Terceiro, todos devem pôr toda sua confiança no Pai celeste, mas nos meios humanos. Isso é condição fundamental para quem quer colaborar com o Reino de Deus. É a pobreza no espírito. Essa pobreza no espírito lhes dará liberdade e será um testemunho maior do que mil palavras de que o Reino não se impõe pela força e sim que se oferece como amor e por isso, livre de todo poder. E devem aprender a reconstruir as relações de confiança formando uma comunidade de irmãos como o próprio Deus quer. Devemos abandonar nossos egoísmos, deixar a auto-suficiência e nos entregar nas mãos de Deus para que o Reino de Deus aconteça aqui e agora.
O fundamental que os discípulos devem ter em conta é que eles estão trabalhando na construção do Reino de Deus e não por seu próprio reino. Se cada um se preocupar em construir o próprio reino, haverá guerra permanente e disputa permanente, pois cada um quer defender o próprio reino e não o Reino de Deus. Quem tem consciência de que trabalha pelo Reino de Deus, também acredita na providência divina. Quem acredita somente na própria força e técnica, um dia vai se cansar quando as próprias forças se esgotarem. As ovelhas são do Senhor, temos tarefa de apascentá-los. A vinha é do Senhor, somos apenas colaboradores para essa vinha.

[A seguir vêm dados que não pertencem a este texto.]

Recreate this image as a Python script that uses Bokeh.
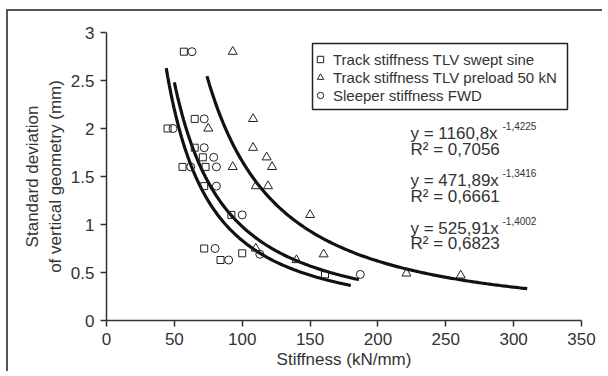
import numpy as np
from bokeh.plotting import figure
from bokeh.models import FixedTicker, Legend, LegendItem, Label, BoxAnnotation
from bokeh.embed import file_html
from bokeh.resources import INLINE

# ---- data ----
sq_x = [57, 65, 45, 65, 71, 56, 73, 72, 92, 72, 100, 84, 161]
sq_y = [2.8, 2.1, 2.0, 1.8, 1.7, 1.6, 1.6, 1.4, 1.1, 0.75, 0.7, 0.63, 0.48]

tri_x = [93, 108, 75, 108, 118, 93, 122, 110, 119, 150, 110, 140, 160, 221, 261]
tri_y = [2.8, 2.1, 2.0, 1.8, 1.7, 1.6, 1.6, 1.4, 1.4, 1.1, 0.75, 0.63, 0.69, 0.49, 0.47]

cir_x = [63, 72, 49, 72, 79, 62, 81, 81, 100, 80, 113, 90, 187]
cir_y = [2.8, 2.1, 2.0, 1.8, 1.7, 1.6, 1.6, 1.4, 1.1, 0.75, 0.69, 0.63, 0.48]

series_names = ["Track stiffness TLV swept sine",
                "Track stiffness TLV preload 50 kN",
                "Sleeper stiffness FWD"]

# power-law trend lines y = a * x^b, drawn over [x_start, x_end]
fit_a = [1160.8, 471.89, 525.91]
fit_b = [-1.4225, -1.3416, -1.4002]
fit_r2 = ["0,7056", "0,6661", "0,6823"]
fit_a_txt = ["1160,8", "471,89", "525,91"]
fit_b_txt = ["-1,4225", "-1,3416", "-1,4002"]
fit_x_start = [74, 50, 44]
fit_x_end = [310, 186, 180]

x_ticks = [0, 50, 100, 150, 200, 250, 300, 350]
x_tick_labels = ["0", "50", "100", "150", "200", "250", "300", "350"]
y_ticks = [0, 0.5, 1, 1.5, 2, 2.5, 3]
y_tick_labels = ["0", "0.5", "1", "1.5", "2", "2.5", "3"]

FONT = "Liberation Sans"
TXT = "#333333"

p = figure(width=596, height=362, x_range=(0, 350), y_range=(0, 3),
           output_backend="svg", toolbar_location=None,
           min_border_left=98, min_border_right=23, min_border_top=21, min_border_bottom=53,
           styles={"border-top": "2px solid #555555", "border-left": "2px solid #555555",
                   "margin-left": "6px", "margin-top": "9px"})
p.grid.visible = False
p.outline_line_color = None
p.background_fill_color = "white"

p.xaxis.ticker = FixedTicker(ticks=x_ticks)
p.yaxis.ticker = FixedTicker(ticks=y_ticks)
p.xaxis.major_label_overrides = {t: l for t, l in zip(x_ticks, x_tick_labels)}
p.yaxis.major_label_overrides = {t: l for t, l in zip(y_ticks, y_tick_labels)}
for ax in (p.xaxis, p.yaxis):
    ax.minor_tick_line_color = None
    ax.major_tick_in = 0
    ax.major_tick_out = 6
    ax.major_tick_line_color = TXT
    ax.major_tick_line_width = 1.5
    ax.axis_line_color = TXT
    ax.axis_line_width = 1.5
    ax.major_label_text_font = FONT
    ax.major_label_text_font_size = "17px"
    ax.major_label_text_color = TXT
    ax.axis_label_text_font = FONT
    ax.axis_label_text_font_size = "17px"
    ax.axis_label_text_font_style = "normal"
    ax.axis_label_text_color = TXT
p.xaxis.axis_label = "Stiffness (kN/mm)"
p.xaxis.axis_label_standoff = 2
p.xaxis.major_label_standoff = 6
p.yaxis.axis_label = "Standard deviation\nof vertical geometry (mm)"
p.yaxis.axis_label_standoff = 3
p.yaxis.major_label_standoff = 6

# trend lines
for a, b, x0, x1 in zip(fit_a, fit_b, fit_x_start, fit_x_end):
    xs = np.linspace(x0, x1, 120)
    p.line(xs, a * xs ** b, line_color="#111111", line_width=3.2)

mk = dict(fill_color=None, line_color="#222222", line_width=1)
r_sq = p.scatter(sq_x, sq_y, marker="square", size=7, **mk)
r_tri = p.scatter(tri_x, tri_y, marker="triangle", size=9, **mk)
r_cir = p.scatter(cir_x, cir_y, marker="circle", size=8, **mk)

# legend frame (screen units relative to plot frame bottom-left)
box = BoxAnnotation(left=206, right=461, top=277, bottom=211,
                    left_units="screen", right_units="screen",
                    top_units="screen", bottom_units="screen",
                    fill_color="white", fill_alpha=1,
                    line_color="#222222", line_width=1.5, line_alpha=1)
p.add_layout(box)

legend = Legend(items=[LegendItem(label=series_names[0], renderers=[r_sq]),
                       LegendItem(label=series_names[1], renderers=[r_tri]),
                       LegendItem(label=series_names[2], renderers=[r_cir])],
                location=(206, 216), padding=1, spacing=0, margin=0,
                label_height=18, glyph_height=16, glyph_width=16, label_standoff=5,
                label_text_font=FONT, label_text_font_size="15px", label_text_color=TXT,
                border_line_color=None, background_fill_alpha=0)
p.add_layout(legend, "center")

# equations (screen units relative to frame bottom-left)
for i in range(3):
    cy1 = [133, 180, 228][i]
    cy2 = [149, 196, 243][i]
    x_left = 410 - 106
    main = Label(x=x_left, y=320 - cy1, x_units="screen", y_units="screen",
                 text=f"y = {fit_a_txt[i]}x", text_font=FONT, text_font_size="17px",
                 text_color=TXT, text_baseline="middle", text_align="left")
    sup = Label(x=x_left + 92, y=320 - cy1 + 8, x_units="screen", y_units="screen",
                text=fit_b_txt[i], text_font=FONT, text_font_size="10px",
                text_color=TXT, text_baseline="middle", text_align="left")
    r2 = Label(x=x_left, y=320 - cy2, x_units="screen", y_units="screen",
               text=f"R² = {fit_r2[i]}", text_font=FONT, text_font_size="17px",
               text_color=TXT, text_baseline="middle", text_align="left")
    for lab in (main, sup, r2):
        p.add_layout(lab)

open("out.html", "w").write(file_html(p, INLINE))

O envio dos 70 (e dois) tem, então, como horizonte fundamental o Reino de Deus. Este constitui o conteúdo de toda pregação cristã e o horizonte que jamais devemos perder de vista quando referimos à ação da Igreja no mundo. A Igreja existe em função do Reino. A Igreja existe a serviço do Reino de Deus. A Igreja não é o Reino de Deus.

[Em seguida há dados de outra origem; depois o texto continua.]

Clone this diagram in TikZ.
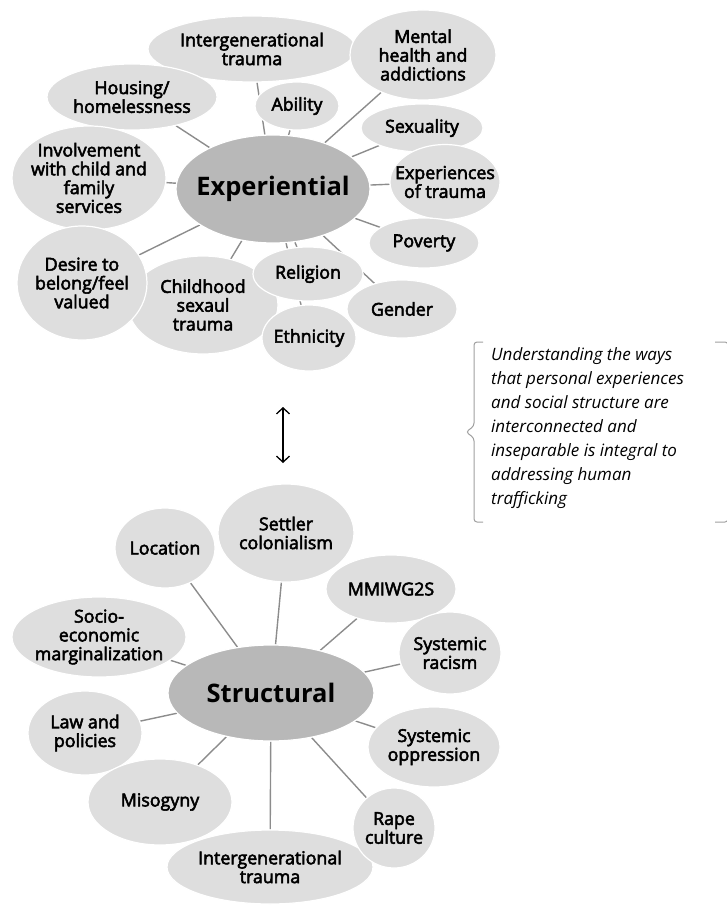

A missão serve tanto para formar missionários como para despertar os que são visitados para serem também missionários. Todos são enviados para fazer missão e para tornar o outro missionário.
É bom cada um perguntar-se: “O que é que tenho contribuído na missão do Reino de Deus? O que é que tenho feito até agora na evangelização? Qual é o lugar da Palavra de Deus na minha vida? Será que faço parte daqueles que criticam muito, mas nada colaboram?”.

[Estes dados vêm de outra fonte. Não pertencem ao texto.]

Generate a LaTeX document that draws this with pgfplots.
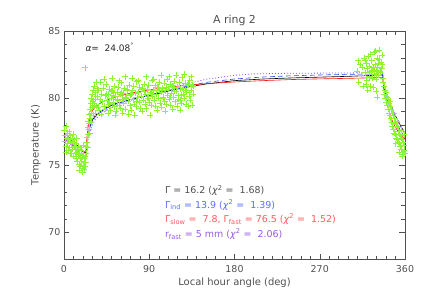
\documentclass[border=0pt]{standalone}
\usepackage{fontspec}
\setmainfont{DejaVu Sans}
\usepackage{pgfplots}
\pgfplotsset{compat=1.18}
\definecolor{ptgreen}{RGB}{140,245,50}
\definecolor{fblue}{RGB}{40,70,255}
\definecolor{fred}{RGB}{255,20,20}
\definecolor{fpurple}{RGB}{150,80,240}
\definecolor{txtgray}{RGB}{80,80,80}
\definecolor{tblue}{RGB}{90,110,255}
\definecolor{tred}{RGB}{255,90,90}
\definecolor{tpurple}{RGB}{150,90,230}
\begin{document}
\begin{tikzpicture}
\useasboundingbox (-64bp,-46bp) rectangle (363bp,259bp);
\begin{axis}[
  at={(0,0)}, anchor=south west,
  scale only axis, width=341bp, height=228bp,
  xmin=0, xmax=360, ymin=68, ymax=85,
  xtick={0,90,180,270,360}, minor x tick num=8,
  ytick={70,75,80,85}, minor y tick num=4,
  tick align=inside, major tick length=5.5bp, minor tick length=3.5bp,
  axis line style={draw=txtgray},
  tick style={draw=txtgray, line width=0.4pt},
  ticklabel style={font=\fontsize{9.5}{11}\selectfont, text=txtgray},
  xticklabel style={yshift=-3bp},
  /pgf/number format/assume math mode=true,
  xlabel={Local hour angle (deg)}, ylabel={Temperature (K)},
  x label style={at={(axis description cs:0.5,0)}, anchor=center, yshift=-24bp, font=\fontsize{10}{12}\selectfont, text=txtgray},
  y label style={at={(axis description cs:0,0.5)}, anchor=center, yshift=28bp, font=\fontsize{10}{12}\selectfont, text=txtgray},
  title={A ring 2},
  title style={at={(axis description cs:0.5,1)}, anchor=center, yshift=5bp, font=\fontsize{11}{13}\selectfont, text=txtgray},
  clip=true,
]
% observed temperatures
\addplot[only marks, mark=+, mark size=3bp, draw=ptgreen, line width=0.4pt] coordinates {
(0.4,77.6)(0.9,76.8)(1.4,77.2)(1.9,76.4)(2.4,77.9)(2.9,77.0)(3.4,76.6)(3.9,77.4)(4.4,76.1)(4.9,76.9)
(5.4,77.5)(5.9,76.3)(6.4,76.8)(6.9,77.2)(7.4,75.9)(7.9,76.6)(8.4,77.0)(8.9,76.2)(9.4,76.7)(9.9,75.7)
(10.4,76.4)(10.9,76.9)(11.4,75.9)(11.9,76.3)(12.4,75.5)(12.9,76.6)(13.4,76.0)(13.9,75.3)(14.4,76.2)(14.9,75.7)
(15.4,76.4)(15.9,75.1)(16.4,75.8)(16.9,74.9)(17.4,75.5)(17.9,76.1)(18.4,75.3)(18.9,74.8)(19.4,75.6)(19.9,75.0)
(20.4,75.9)(20.9,75.2)(21.4,75.5)(21.9,74.9)(22.4,75.7)(22.9,75.2)(2.2,76.0)(6.2,75.9)(9.2,77.3)(13.2,77.0)
(17.2,76.3)(20.2,76.5)(23.3,75.9)(22,82.27)(16.2,74.6)(19.6,74.5)(21.2,74.7)
(23.6,76.4)(24.1,77.1)(24.5,76.7)(24.9,77.8)(25.3,77.3)(25.7,78.3)(26.1,77.7)(26.5,78.8)(26.9,78.1)(27.3,79.2)
(27.7,78.5)(28.1,79.6)(28.5,78.9)(28.9,80.0)(29.3,79.3)(29.7,80.3)(30.1,79.6)(30.6,80.6)(31.1,79.8)(31.6,80.9)
(32.1,79.5)(32.6,80.4)(33.1,79.9)(33.6,81.2)(34.1,79.4)(34.6,80.7)(25.0,76.3)(27.0,77.4)(29.0,78.2)(31.0,78.7)(33.0,78.9)
(35.0,80.15)(35.8,79.32)(36.6,80.57)(37.4,79.07)(38.2,79.88)(39.0,78.83)(39.8,80.30)(40.6,79.73)(41.4,80.73)(42.2,79.41)
(43.0,80.19)(43.8,79.20)(44.6,81.07)(45.4,79.87)(46.2,80.31)(47.0,79.55)(47.8,80.65)(48.6,79.11)(49.4,80.00)(50.2,80.50)
(51.0,80.56)(51.8,79.68)(52.6,80.89)(53.4,79.36)(54.2,80.13)(55.0,79.04)(55.8,80.47)(56.6,79.81)(57.4,80.81)(58.2,79.49)
(59.0,80.27)(59.8,79.28)(60.6,81.15)(61.4,79.95)(62.2,80.39)(63.0,79.63)(63.8,80.73)(64.6,79.19)(65.4,80.08)(66.2,80.58)
(67.0,80.64)(67.8,79.76)(68.6,80.97)(69.4,79.44)(70.2,80.21)(71.0,79.12)(71.8,80.55)(72.6,79.89)(73.4,80.89)(74.2,79.57)
(75.0,80.35)(75.8,79.36)(76.6,81.23)(77.4,80.03)(78.2,80.47)(79.0,79.71)(79.8,80.81)(80.6,79.27)(81.4,80.16)(82.2,80.67)
(83.0,80.72)(83.8,79.85)(84.6,81.07)(85.4,79.53)(86.2,80.31)(87.0,79.21)(87.8,80.65)(88.6,79.99)(89.4,80.99)(90.2,79.68)
(91.0,80.45)(91.8,79.47)(92.6,81.34)(93.4,80.14)(94.2,80.59)(95.0,79.82)(95.8,80.93)(96.6,79.39)(97.4,80.28)(98.2,80.79)
(99.0,80.84)(99.8,79.97)(100.6,81.18)(101.4,79.65)(102.2,80.42)(103.0,79.33)(103.8,80.76)(104.6,80.10)(105.4,81.10)(106.2,79.78)
(107.0,80.56)(107.8,79.57)(108.6,81.44)(109.4,80.24)(110.2,80.68)(111.0,79.92)(111.8,81.02)(112.6,79.48)(113.4,80.37)(114.2,80.87)
(115.0,80.93)(115.8,80.05)(116.6,81.26)(117.4,79.73)(118.2,80.50)(119.0,79.41)(119.8,80.84)(120.6,80.18)(121.4,81.18)(122.2,79.86)
(123.0,80.64)(123.8,79.65)(124.6,81.53)(125.4,80.32)(126.2,80.77)(127.0,80.00)(127.8,81.11)(128.6,79.57)(129.4,80.46)(130.2,80.96)
(131.0,81.02)(131.8,80.14)(132.6,81.36)(133.4,79.82)(134.2,80.60)(135.0,79.50)(135.8,80.94)(136.6,80.28)
(38.6,81.2)(42.6,81.4)(46.6,78.9)(50.6,81.5)(53.8,78.7)(57.8,81.3)(61.8,78.9)(64.2,81.6)(68.2,78.8)(72.2,81.5)
(74.6,78.7)(78.6,81.3)(82.6,79.0)(86.6,81.6)(90.6,78.75)(94.6,81.4)(98.6,79.1)(102.6,81.7)(106.6,79.0)(110.6,81.6)
(114.6,79.2)(118.6,81.7)(122.6,79.1)(126.6,81.8)(130.6,79.4)(134.6,81.6)(136.2,80.9)(100.2,80.6)(104.2,80.0)(108.2,80.8)
(112.2,80.1)(116.2,80.5)(120.2,79.9)(124.2,80.2)(128.2,80.6)(132.2,80.4)(44.2,80.3)(48.2,79.6)(52.2,80.2)(56.2,79.9)
(60.2,80.4)(64.6,80.0)(70.6,80.3)(76.2,79.8)(84.2,80.5)(88.2,80.0)(92.2,80.4)
(309.5,82.0)(310.2,82.8)(311,81.2)(312.5,82.5)(313.5,81.7)(315,82.3)(316,80.9)(316.8,83.0)(317.5,82.8)
(318,81.9)(318.8,82.6)(319.5,81.3)(320.2,82.2)(321,83.1)(321.7,81.6)(322.5,82.4)(323.2,80.9)(324,82.0)(324.7,82.8)
(325.5,81.5)(326.2,82.3)(327,83.4)(327.7,81.8)(328.5,82.5)(329.2,80.5)(330,82.1)(330.7,83.0)(331.5,81.7)(332.2,82.6)
(333,83.6)(333.7,81.9)(334.5,82.7)(335.2,82.2)(336,83.2)(336.6,81.5)(319,81.0)(322,81.9)(325,82.1)(328,82.0)
(331,82.3)(334,82.0)(320.5,80.6)(326.5,80.8)(329.8,81.4)(332.8,82.9)(335.6,82.5)(323.6,83.3)(328.9,83.5)(330.5,80.1)
(337.3,81.2)(337.8,80.3)(338.3,80.9)(338.8,80.0)(339.3,80.6)(339.8,79.7)(340.3,80.4)(340.8,79.5)(341.3,80.1)(341.8,79.2)
(342.3,79.9)(342.8,78.9)(343.3,79.6)(343.8,78.7)(344.3,79.4)(344.8,78.5)(345.3,79.2)(345.8,78.2)(346.3,78.9)(346.8,77.9)
(347.3,78.7)(347.8,77.7)(348.3,78.5)(348.8,77.4)(349.3,78.2)(349.8,77.3)(350.3,78.1)(350.8,77.0)(351.3,77.9)(351.8,76.9)
(352.3,77.8)(352.8,76.7)(353.3,77.5)(353.8,76.6)(354.3,77.3)(354.8,76.4)(355.3,77.2)(355.8,76.2)(356.3,77.0)(356.8,76.0)
(357.3,76.9)(357.8,75.8)(358.3,76.7)(358.8,76.1)(359.3,76.5)(359.8,75.9)(344,79.8)(348,78.9)(352,78.3)(356,77.6)
(359,77.3)(350,76.6)(354,76.0)(357,75.7)
};
% model: single Gamma (black)
\addplot[black, line width=0.6pt] coordinates {
(0,77.4)(23,75.88)(24,76.6)(25,77.05)(26.5,77.6)(28,78.0)(30,78.35)(33,78.7)(38,78.95)(45,79.3)(55,79.6)
(70,79.88)(85,80.12)(100,80.35)(115,80.6)(133,80.85)(150,81.05)(180,81.3)(210,81.42)(240,81.5)(270,81.56)
(300,81.62)(336.5,81.72)(337.5,80.85)(339,80.5)(342,80.0)(345,79.45)(348,78.95)(352,78.4)(356,77.85)(360,77.4)
};
% model: Gamma_ind (blue dashed)
\addplot[fblue, line width=0.6pt, dash pattern=on 5bp off 3bp] coordinates {
(0,77.05)(23,75.44)(24,76.4)(25,77.0)(26.5,77.5)(28,77.9)(30,78.25)(33,78.6)(38,78.9)(45,79.25)(55,79.55)
(70,79.88)(85,80.15)(100,80.4)(115,80.65)(133,80.93)(150,81.17)(180,81.42)(210,81.57)(240,81.66)(270,81.72)
(300,81.77)(336.5,81.8)(337.5,80.8)(339.5,80.3)(343,79.55)(347,78.8)(351,78.15)(355,77.6)(360,77.05)
};
% model: two components (red)
\addplot[fred, line width=0.6pt] coordinates {
(0,76.9)(23,75.85)(24,76.9)(25,77.6)(26.5,78.2)(28,78.7)(30,79.05)(33,79.35)(38,79.6)(45,79.85)(55,80.1)
(70,80.36)(85,80.55)(100,80.72)(115,80.85)(133,80.97)(150,81.07)(180,81.2)(210,81.3)(240,81.38)(270,81.43)
(300,81.47)(336.5,81.53)(337.5,80.7)(339.5,80.1)(342.5,79.15)(346,78.4)(350,77.8)(355,77.3)(360,76.9)
};
% model: r_fast (purple dotted)
\addplot[fpurple, line width=0.8pt, dash pattern=on 1bp off 2bp] coordinates {
(0,77.2)(23,75.6)(24,76.2)(25,76.75)(26.5,77.25)(28,77.65)(30,78.0)(33,78.4)(38,78.75)(45,79.1)(55,79.45)
(70,79.82)(85,80.13)(100,80.45)(115,80.78)(133,81.12)(150,81.4)(180,81.7)(200,81.8)(240,81.85)(270,81.86)
(300,81.87)(336.5,81.92)(337.5,80.95)(339.5,80.45)(344,79.7)(348,79.0)(352,78.35)(356,77.75)(360,77.2)
};
\node[anchor=west, text=black!85, font=\fontsize{9}{11}\selectfont] at (axis cs:19,83.81) {\textit{α}=\ \ 24.08\textsuperscript{°}};
\node[anchor=west, text=txtgray, font=\fontsize{9.5}{11}\selectfont] at (axis cs:103,73.1) {Γ = 16.2 (\textit{χ}\textsuperscript{2} = \ 1.68)};
\node[anchor=west, text=tblue, font=\fontsize{9.5}{11}\selectfont] at (axis cs:103,72.05) {Γ\textsubscript{ind} = 13.9 (\textit{χ}\textsuperscript{2} = \ 1.39)};
\node[anchor=west, text=tred, font=\fontsize{9.5}{11}\selectfont] at (axis cs:103,70.95) {Γ\textsubscript{slow} = \ 7.8, Γ\textsubscript{fast} = 76.5 (\textit{χ}\textsuperscript{2} = \ 1.52)};
\node[anchor=west, text=tpurple, font=\fontsize{9.5}{11}\selectfont] at (axis cs:103,69.85) {r\textsubscript{fast} = 5 mm (\textit{χ}\textsuperscript{2} = \ 2.06)};
\end{axis}
\end{tikzpicture}
\end{document}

Quando levantamos os olhos e vemos um mundo consumido pelo egoísmo, pela corrupção, pela injustiça social, pela exploração dos inocentes, um mundo que se destrói a si mesmo com guerras e vícios, enfim, quando vemos que a mensagem do Evangelho de Jesus Cristo não penetra nossos corações e as estruturas do mundo, podemos compreender que efetivamente a messe é grande e os trabalhadores são poucos. Não é que o Senhor não tenha atendido a oração da Igreja e sim porque poucos que responderam o convite do Senhor. Não pensemos somente nas vocações religiosos (sacerdotes e religiosas), pensemos em que cada um de nós, pelo Batismo, somos convertidos em discípulos do Senhor, em homens e mulheres comprometidos a testemunhar nossa fé. Se cada um dos batizadaos tomasse a sério seu papel na Igreja, as mãos se multiplicariam e o trabalho seria muito mais fácil. Jesus chama cada um de nós, seja casado, seja solteiro ou religioso consagrado, a participar ativamente na evangelização a partir dos dons que cada um recebeu do Senhor. tomemos com zelo esta chamado e a partir de nossa vocação particular, façamos nossa contribuição na evangelização para que Cristo seja verdadeiramente o Senhor de todos os corações. Você pode fazer algo. Decida-se! Não demore, pois o tempo passa sem parar.
Para Refletir:
- “A Igreja é chamada a repensar profundamente e a relançar com fidelidade e audácia sua missão nas novas circunstâncias latino-americanas e mundiais. Ela não pode fechar-se frente àqueles que só vêem confusão, perigos e ameaças ou àqueles que pretendem cobrir a variedade e complexidade das situações com uma capa de ideologias gastas ou de agressões irresponsáveis. Trata-se de confirmar, renovar e revitalizar a novidade do Evangelho arraigada em nossa história, a partir de um encontro pessoal e comunitário com Jesus Cristo, que desperte discípulos e missionários. Isso não depende tanto de grandes programas e estruturas, mas de homens e mulheres novos que encarnem essa tradição e novidade, como discípulos de Jesus Cristo e missionários de seu Reino, protagonistas de uma vida nova para uma América Latina que deseja reconhecer-se com a luz e a força do Espírito” (Documento Aparecida da V Conferência Geral do Episcopado Latino-Americano e do Caribe, no. 11).
- “Cada comunidade é interpelada e convidada a assumir o mandato,
confiado por Jesus aos Apóstolos, de ser suas «testemunhas em Jerusalém,
por toda a Judeia e Samaria e até aos confins do mundo» (At 1,
8); e isso, não como um aspecto secundário da vida cristã, mas um aspecto
essencial: todos somos enviados pelas estradas do mundo para caminhar com
os irmãos, professando e testemunhando a nossa fé em Cristo e fazendo-nos
arautos do seu Evangelho. Convido os bispos, os presbíteros, os
conselhos presbiterais e pastorais, cada pessoa e grupo responsável na
Igreja a porem em relevo a dimensão missionária nos programas pastorais e
formativos, sentindo que o próprio compromisso apostólico não é completo,
se não incluir o propósito de «dar também testemunho perante as nações»,
perante todos os povos. Mas a missionariedade não é apenas uma
dimensão programática na vida cristã; é também uma dimensão paradigmática,
que diz respeito a todos os aspectos da vida cristã (Mensagem do
Papa Francisco para o Dia Mundial das Missões de 2013).